**Data excerpt**.
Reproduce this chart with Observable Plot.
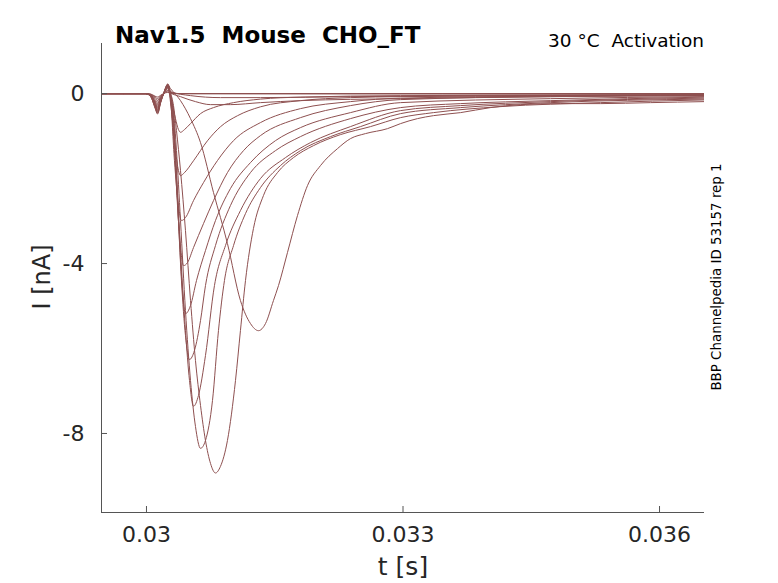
<!DOCTYPE html>
<html>
<head>
<meta charset="utf-8">
<script src="https://cdn.jsdelivr.net/npm/d3@7"></script>
<script src="https://cdn.jsdelivr.net/npm/@observablehq/plot@0.6"></script>
<style>
  html, body { margin: 0; padding: 0; background: white; }
  svg text { font-family: "DejaVu Sans", sans-serif; }
</style>
</head>
<body>
<div id="chart"></div>
<script>
// time in ms, current in nA
const trace01 = [[29.47,0],[29.99,0],[30.05,-0.05],[30.10,-0.21],[30.13,-0.30],[30.165,-0.14],[30.20,0],[30.25,0.14],[30.292,-0.165],[30.339,-0.588],[30.374,-0.847],[30.398,-0.91],[30.444,-0.847],[30.515,-0.706],[30.632,-0.471],[30.784,-0.329],[31.018,-0.212],[31.333,-0.129],[31.801,-0.082],[32.971,-0.047],[36.526,-0.024]];
const trace02 = [[29.47,0],[29.99,0],[30.05,-0.05],[30.10,-0.23],[30.13,-0.33],[30.165,-0.15],[30.20,0],[30.25,0.15],[30.292,-0.40],[30.339,-1.34],[30.374,-1.81],[30.398,-1.93],[30.444,-1.86],[30.550,-1.58],[30.713,-1.11],[30.865,-0.78],[31.064,-0.52],[31.333,-0.31],[31.801,-0.165],[32.386,-0.094],[32.971,-0.071],[34.725,-0.047],[36.526,-0.024]];
const trace03 = [[29.47,0],[29.99,0],[30.05,-0.05],[30.10,-0.25],[30.13,-0.36],[30.165,-0.16],[30.20,0],[30.25,0.17],[30.281,-0.118],[30.327,-1.576],[30.374,-2.635],[30.409,-2.988],[30.456,-2.918],[30.550,-2.518],[30.667,-2.094],[30.830,-1.576],[31.018,-1.106],[31.333,-0.682],[31.801,-0.353],[32.386,-0.188],[32.971,-0.106],[34.725,-0.059],[36.526,-0.035]];
const trace04 = [[29.47,0],[29.99,0],[30.05,-0.06],[30.10,-0.27],[30.13,-0.38],[30.165,-0.17],[30.20,0],[30.25,0.18],[30.281,-0.094],[30.327,-1.341],[30.374,-2.988],[30.409,-3.812],[30.433,-4.05],[30.480,-3.976],[30.550,-3.624],[30.667,-3.059],[30.784,-2.518],[30.947,-1.859],[31.135,-1.341],[31.333,-0.988],[31.801,-0.565],[32.386,-0.282],[32.971,-0.141],[34.725,-0.071],[36.526,-0.047]];
const trace05 = [[29.47,0],[29.99,0],[30.05,-0.06],[30.10,-0.28],[30.13,-0.40],[30.165,-0.18],[30.20,0],[30.25,0.19],[30.281,-0.071],[30.327,-1.106],[30.374,-2.988],[30.421,-4.635],[30.456,-5.18],[30.515,-4.988],[30.585,-4.40],[30.690,-3.694],[30.807,-2.988],[30.982,-2.235],[31.216,-1.624],[31.509,-1.106],[31.801,-0.80],[32.386,-0.447],[32.971,-0.212],[34.725,-0.118],[36.526,-0.071]];
const trace06 = [[29.47,0],[29.99,0],[30.05,-0.06],[30.10,-0.29],[30.13,-0.42],[30.165,-0.19],[30.20,0],[30.25,0.20],[30.281,-0.047],[30.316,-0.635],[30.363,-2.518],[30.409,-4.40],[30.456,-5.694],[30.503,-6.26],[30.561,-6.047],[30.632,-5.341],[30.690,-4.518],[30.807,-3.576],[30.982,-2.635],[31.216,-1.859],[31.509,-1.341],[31.801,-1.012],[32.386,-0.588],[32.971,-0.329],[33.673,-0.235],[34.725,-0.165],[36.526,-0.082]];
const trace07 = [[29.47,0],[29.99,0],[30.05,-0.07],[30.10,-0.31],[30.13,-0.44],[30.165,-0.20],[30.20,0],[30.25,0.21],[30.281,-0.024],[30.316,-0.518],[30.351,-1.812],[30.398,-3.694],[30.456,-5.576],[30.503,-6.753],[30.550,-7.36],[30.608,-7.106],[30.690,-6.165],[30.795,-4.518],[30.924,-3.576],[31.099,-2.753],[31.333,-2.0],[31.626,-1.506],[31.918,-1.153],[32.386,-0.776],[32.971,-0.40],[33.673,-0.282],[34.725,-0.188],[36.526,-0.106]];
const trace08 = [[29.47,0],[29.99,0],[30.05,-0.07],[30.10,-0.32],[30.13,-0.46],[30.165,-0.21],[30.20,0],[30.25,0.22],[30.281,0],[30.316,-0.40],[30.351,-1.341],[30.398,-2.988],[30.456,-5.106],[30.515,-6.753],[30.573,-7.835],[30.632,-8.35],[30.690,-8.165],[30.772,-7.224],[30.842,-5.576],[30.912,-4.40],[31.018,-3.576],[31.158,-2.824],[31.333,-2.212],[31.567,-1.694],[31.801,-1.341],[32.152,-1.012],[32.503,-0.776],[32.971,-0.471],[33.673,-0.329],[34.725,-0.212],[36.526,-0.129]];
const trace09 = [[29.47,0],[29.99,0],[30.05,-0.07],[30.10,-0.34],[30.13,-0.48],[30.165,-0.22],[30.20,0],[30.25,0.23],[30.281,0.024],[30.316,-0.282],[30.351,-0.871],[30.398,-1.812],[30.456,-3.224],[30.515,-4.871],[30.573,-6.282],[30.632,-7.341],[30.690,-8.165],[30.749,-8.706],[30.807,-8.93],[30.865,-8.776],[30.947,-8.165],[31.041,-6.753],[31.099,-5.576],[31.158,-4.40],[31.251,-3.176],[31.368,-2.40],[31.532,-1.859],[31.719,-1.506],[31.953,-1.224],[32.269,-0.965],[32.620,-0.776],[32.971,-0.565],[33.357,-0.447],[34.140,-0.306],[35.310,-0.212],[36.526,-0.148]];
const trace10 = [[29.47,0],[29.99,0],[30.05,-0.04],[30.10,-0.19],[30.13,-0.27],[30.165,-0.12],[30.20,0],[30.25,0.20],[30.281,0.118],[30.398,-0.165],[30.515,-0.588],[30.632,-1.153],[30.784,-2.329],[30.947,-3.529],[31.099,-4.871],[31.216,-5.412],[31.310,-5.58],[31.392,-5.412],[31.485,-4.871],[31.544,-4.518],[31.649,-3.741],[31.766,-2.871],[31.883,-2.165],[32.035,-1.694],[32.234,-1.294],[32.386,-1.059],[32.561,-0.941],[32.819,-0.824],[32.971,-0.706],[33.170,-0.588],[33.357,-0.518],[33.673,-0.447],[34.023,-0.329],[34.374,-0.259],[34.842,-0.235],[35.310,-0.235],[35.895,-0.212],[36.526,-0.188]];
const trace11 = [[29.47,0],[29.99,0],[30.05,-0.04],[30.10,-0.17],[30.13,-0.24],[30.165,-0.11],[30.20,0],[30.25,0.16],[30.281,0.024],[30.398,-0.071],[30.573,-0.188],[30.749,-0.259],[30.982,-0.259],[31.333,-0.212],[31.801,-0.165],[32.971,-0.118],[34.725,-0.071],[36.526,-0.047]];
const trace12 = [[29.47,0],[29.99,0],[30.05,-0.03],[30.10,-0.14],[30.13,-0.20],[30.165,-0.09],[30.20,0],[30.25,0.12],[30.281,0.047],[30.515,-0.047],[30.865,-0.094],[31.333,-0.094],[32.386,-0.071],[36.526,-0.035]];
const trace13 = [[29.47,0],[29.99,0],[30.05,-0.02],[30.10,-0.11],[30.13,-0.16],[30.165,-0.07],[30.20,0],[30.25,0.08],[30.30,0.02],[30.40,0],[36.526,-0.01]];
const trace14 = [[29.47,0],[29.99,0],[30.05,-0.02],[30.10,-0.08],[30.13,-0.12],[30.165,-0.05],[30.20,0],[30.25,0.06],[30.30,0.01],[30.40,0],[36.526,0]];
const trace15 = [[29.47,0],[29.99,0],[30.05,-0.01],[30.10,-0.06],[30.13,-0.08],[30.165,-0.04],[30.20,0],[30.25,0.03],[30.30,0],[36.526,0]];

const traces = [trace01, trace02, trace03, trace04, trace05, trace06, trace07, trace08,
                trace09, trace10, trace11, trace12, trace13, trace14, trace15];

const xTicks = [0.03, 0.033, 0.036];
const yTicks = [0, -4, -8];
const xDomain = [0.029474, 0.036526];
const yDomain = [-9.86, 1.18];

const rows = traces.flatMap((tr, i) => tr.map(([t, I]) => ({trace: i, t: t / 1000, I})));

const lineColor = "#8e5050";
const axisColor = "#555555";
const textColor = "#262626";

const chart = Plot.plot({
  width: 778,
  height: 583,
  marginLeft: 101,
  marginRight: 74,
  marginTop: 43,
  marginBottom: 71,
  style: {fontFamily: "DejaVu Sans", background: "white", overflow: "visible"},
  x: {domain: xDomain},
  y: {domain: yDomain},
  marks: [
    Plot.line(rows, {x: "t", y: "I", z: "trace", stroke: lineColor, strokeWidth: 1, curve: "monotone-x", clip: true}),
    Plot.ruleX([xDomain[0]], {stroke: axisColor, strokeWidth: 1}),
    Plot.ruleY([yDomain[0]], {stroke: axisColor, strokeWidth: 1}),
    Plot.axisX(xTicks, {tickSize: -6, tickPadding: 20, tickFormat: d => String(d), fontSize: 22, label: null, stroke: axisColor, fill: textColor}),
    Plot.axisY(yTicks, {tickSize: -6, tickPadding: 23, tickFormat: d => String(d), fontSize: 22, label: null, stroke: axisColor, fill: textColor})
  ]
});

document.getElementById("chart").appendChild(chart);

const svg = d3.select(chart);
svg.append("text")
  .attr("x", 115).attr("y", 42.5)
  .attr("text-anchor", "start")
  .attr("font-size", 23).attr("font-weight", "bold").attr("fill", "black")
  .style("white-space", "pre")
  .text("Nav1.5  Mouse  CHO_FT");
svg.append("text")
  .attr("x", 704).attr("y", 47)
  .attr("text-anchor", "end")
  .attr("font-size", 18.5).attr("fill", "black")
  .style("white-space", "pre")
  .text("30 °C  Activation");
svg.append("text")
  .attr("x", 403).attr("y", 575)
  .attr("text-anchor", "middle")
  .attr("font-size", 25).attr("fill", textColor)
  .text("t [s]");
svg.append("text")
  .attr("transform", "translate(50,277) rotate(-90)")
  .attr("text-anchor", "middle")
  .attr("font-size", 24).attr("fill", textColor)
  .text("I [nA]");
svg.append("text")
  .attr("transform", "translate(721,277) rotate(-90)")
  .attr("text-anchor", "middle")
  .attr("font-size", 13.4).attr("fill", "black")
  .text("BBP Channelpedia ID 53157 rep 1");
</script>
</body>
</html>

**Objective**.
Going through the data above, count the lines where the string "chart" appears, and answer with only that number.

**Response below**.
5